[Exercise prompt]
Exactly the lines between the line containing "Reproduce this diagram with TikZ." and the line containing "(4,4) rectangle (433,458);", together with those two lines, are to be output.

[Data]
↓
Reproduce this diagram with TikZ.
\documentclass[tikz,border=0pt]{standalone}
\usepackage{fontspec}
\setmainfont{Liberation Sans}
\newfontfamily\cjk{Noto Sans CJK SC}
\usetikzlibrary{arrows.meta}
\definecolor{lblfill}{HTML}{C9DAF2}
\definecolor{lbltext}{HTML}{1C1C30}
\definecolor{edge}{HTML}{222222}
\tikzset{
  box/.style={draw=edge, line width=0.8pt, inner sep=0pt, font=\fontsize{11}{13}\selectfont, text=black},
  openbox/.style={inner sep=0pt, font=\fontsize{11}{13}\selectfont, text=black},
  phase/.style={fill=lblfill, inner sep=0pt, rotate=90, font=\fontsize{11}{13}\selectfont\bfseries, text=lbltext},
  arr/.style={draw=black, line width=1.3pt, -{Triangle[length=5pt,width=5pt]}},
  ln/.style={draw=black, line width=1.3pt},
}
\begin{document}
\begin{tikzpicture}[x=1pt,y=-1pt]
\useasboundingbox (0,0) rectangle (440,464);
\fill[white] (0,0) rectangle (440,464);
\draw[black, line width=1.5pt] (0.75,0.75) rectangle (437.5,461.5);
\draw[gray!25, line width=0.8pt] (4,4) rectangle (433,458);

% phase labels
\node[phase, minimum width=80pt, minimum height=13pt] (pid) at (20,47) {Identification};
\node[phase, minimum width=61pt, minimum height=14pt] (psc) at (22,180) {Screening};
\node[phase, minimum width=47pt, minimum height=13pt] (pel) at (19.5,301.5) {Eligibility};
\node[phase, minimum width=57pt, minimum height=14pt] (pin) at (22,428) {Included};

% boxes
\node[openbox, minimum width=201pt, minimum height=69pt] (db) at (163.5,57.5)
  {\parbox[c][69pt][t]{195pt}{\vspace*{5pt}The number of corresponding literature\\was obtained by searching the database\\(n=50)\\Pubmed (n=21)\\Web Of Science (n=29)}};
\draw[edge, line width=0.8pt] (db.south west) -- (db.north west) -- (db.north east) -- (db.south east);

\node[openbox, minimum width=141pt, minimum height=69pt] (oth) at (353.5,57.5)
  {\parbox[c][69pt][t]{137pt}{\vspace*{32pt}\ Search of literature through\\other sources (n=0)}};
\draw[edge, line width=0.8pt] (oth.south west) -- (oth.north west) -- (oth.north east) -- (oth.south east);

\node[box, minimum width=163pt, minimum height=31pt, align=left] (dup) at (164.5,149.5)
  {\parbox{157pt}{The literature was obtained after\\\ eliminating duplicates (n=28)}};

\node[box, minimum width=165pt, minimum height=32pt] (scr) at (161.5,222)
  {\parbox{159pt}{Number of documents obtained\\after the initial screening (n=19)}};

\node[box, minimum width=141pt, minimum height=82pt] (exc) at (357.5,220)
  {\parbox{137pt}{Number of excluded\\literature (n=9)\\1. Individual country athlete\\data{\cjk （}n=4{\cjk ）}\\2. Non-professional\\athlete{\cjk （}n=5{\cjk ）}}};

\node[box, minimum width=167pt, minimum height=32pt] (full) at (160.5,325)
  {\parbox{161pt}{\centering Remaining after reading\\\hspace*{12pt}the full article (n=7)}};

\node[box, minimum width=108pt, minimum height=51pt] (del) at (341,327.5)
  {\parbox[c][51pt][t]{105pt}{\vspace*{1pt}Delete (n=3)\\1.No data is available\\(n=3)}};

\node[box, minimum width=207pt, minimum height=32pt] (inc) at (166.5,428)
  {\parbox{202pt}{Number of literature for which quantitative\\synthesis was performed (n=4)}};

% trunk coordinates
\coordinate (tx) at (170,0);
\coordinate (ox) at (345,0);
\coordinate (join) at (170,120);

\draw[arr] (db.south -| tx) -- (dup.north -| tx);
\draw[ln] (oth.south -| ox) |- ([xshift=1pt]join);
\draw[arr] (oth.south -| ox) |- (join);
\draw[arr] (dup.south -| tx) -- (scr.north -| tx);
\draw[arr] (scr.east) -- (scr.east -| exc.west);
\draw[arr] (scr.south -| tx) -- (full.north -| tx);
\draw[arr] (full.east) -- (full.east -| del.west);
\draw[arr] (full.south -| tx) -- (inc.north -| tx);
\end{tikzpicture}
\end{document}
↑
↓
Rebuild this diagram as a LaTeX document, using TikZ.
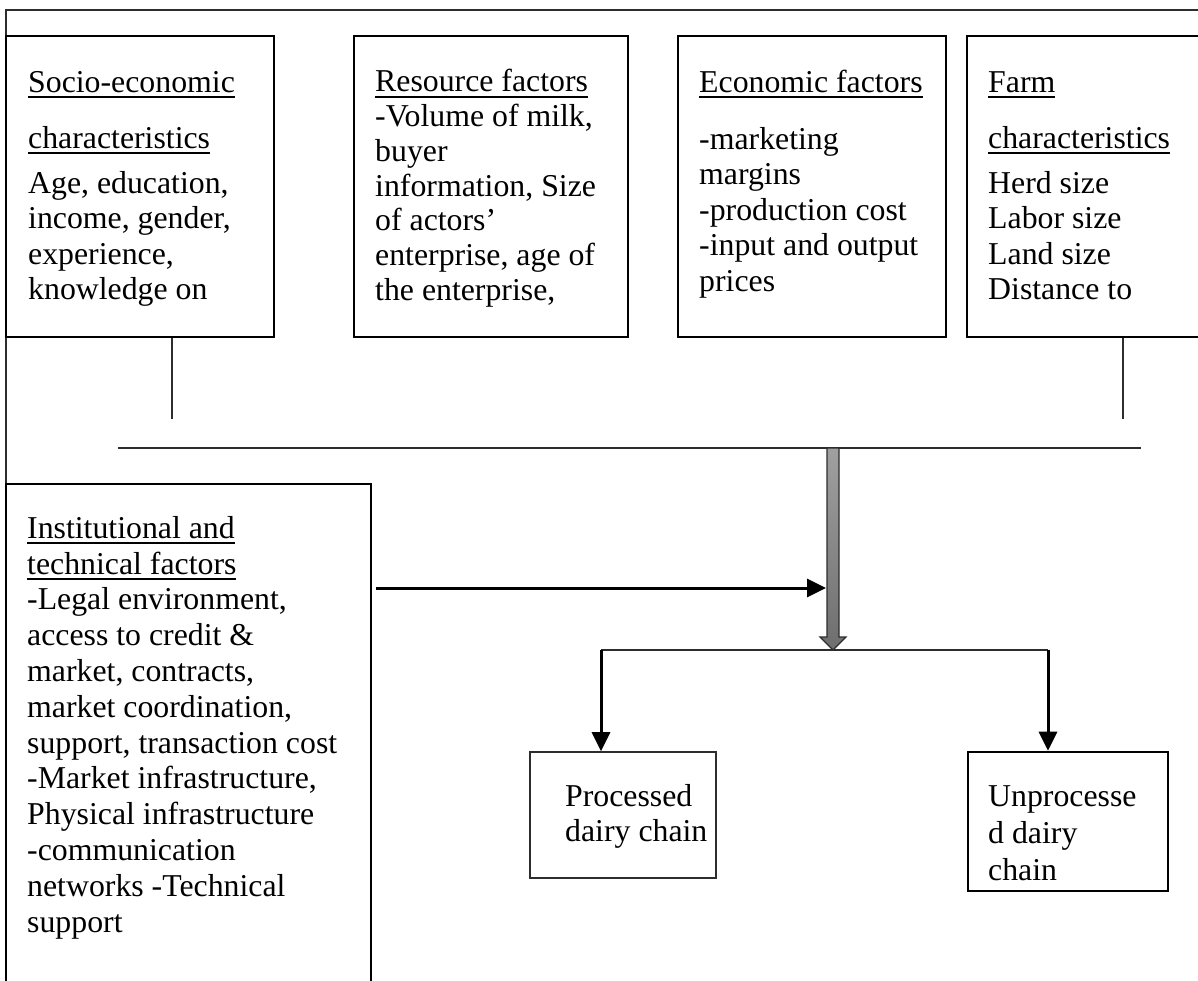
↑
↓
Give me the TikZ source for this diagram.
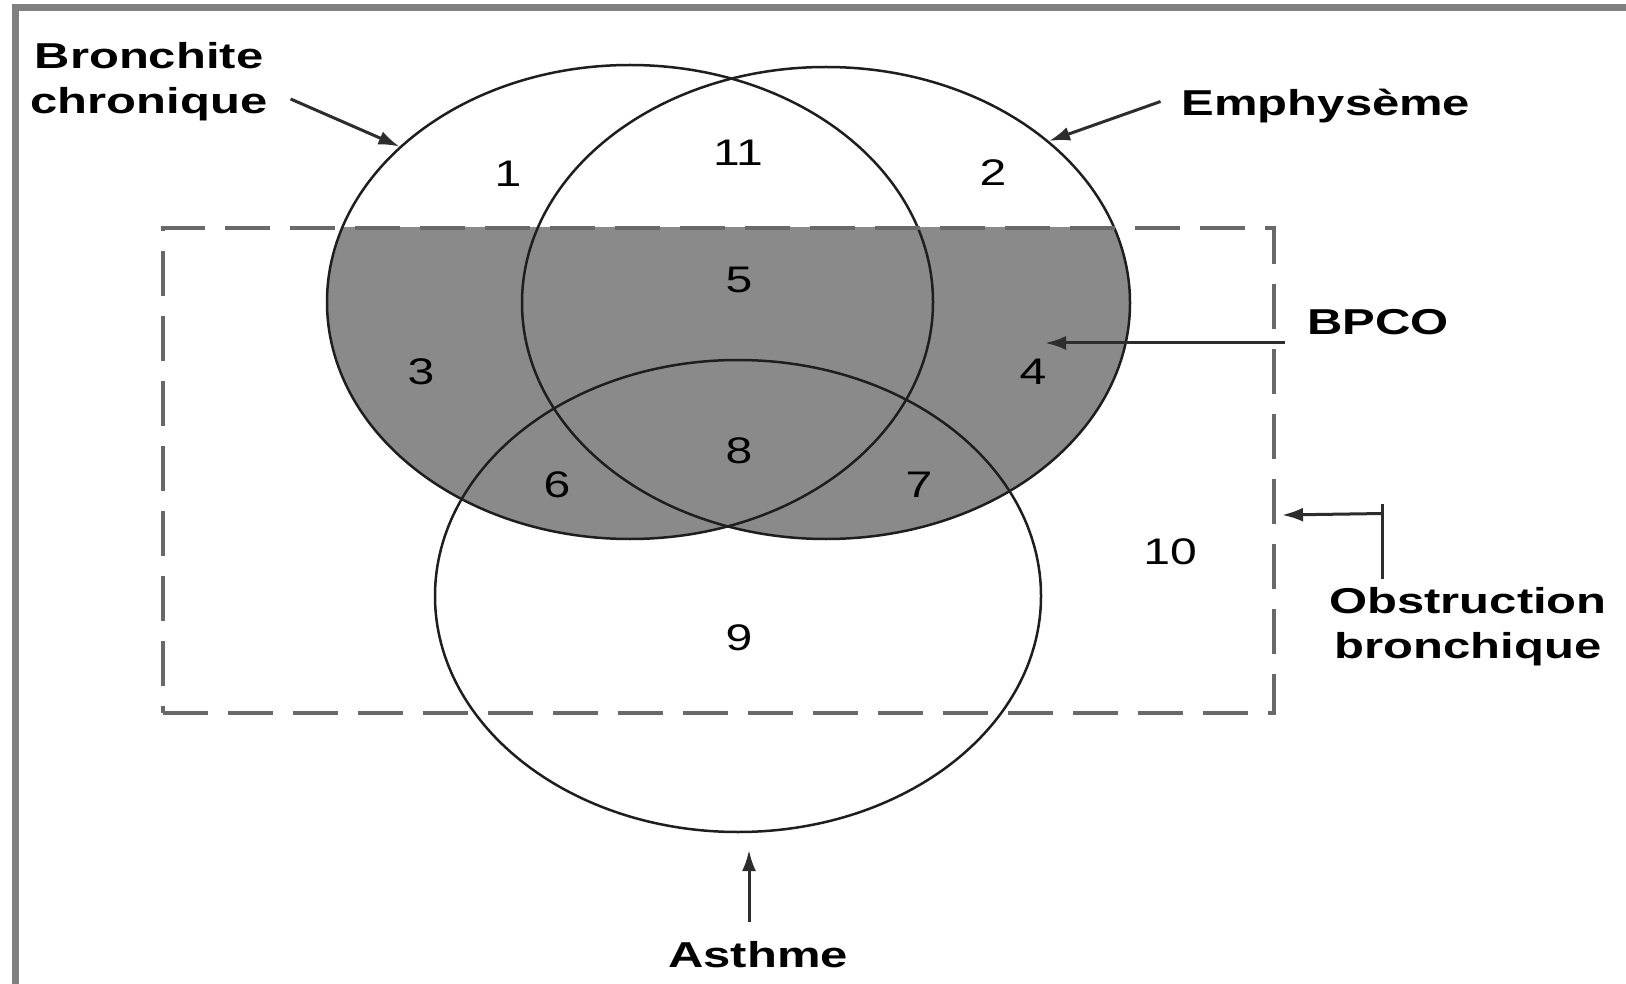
↑
[Answer]
Reproduce this diagram with TikZ.
\documentclass[tikz,border=0pt]{standalone}
\usepackage{fontspec}
\setmainfont{Liberation Sans}
\newfontfamily\cjk{Noto Sans CJK SC}
\usetikzlibrary{arrows.meta}
\definecolor{lblfill}{HTML}{C9DAF2}
\definecolor{lbltext}{HTML}{1C1C30}
\definecolor{edge}{HTML}{222222}
\tikzset{
  box/.style={draw=edge, line width=0.8pt, inner sep=0pt, font=\fontsize{11}{13}\selectfont, text=black},
  openbox/.style={inner sep=0pt, font=\fontsize{11}{13}\selectfont, text=black},
  phase/.style={fill=lblfill, inner sep=0pt, rotate=90, font=\fontsize{11}{13}\selectfont\bfseries, text=lbltext},
  arr/.style={draw=black, line width=1.3pt, -{Triangle[length=5pt,width=5pt]}},
  ln/.style={draw=black, line width=1.3pt},
}
\begin{document}
\begin{tikzpicture}[x=1pt,y=-1pt]
\useasboundingbox (0,0) rectangle (440,464);
\fill[white] (0,0) rectangle (440,464);
\draw[black, line width=1.5pt] (0.75,0.75) rectangle (437.5,461.5);
\draw[gray!25, line width=0.8pt] (4,4) rectangle (433,458);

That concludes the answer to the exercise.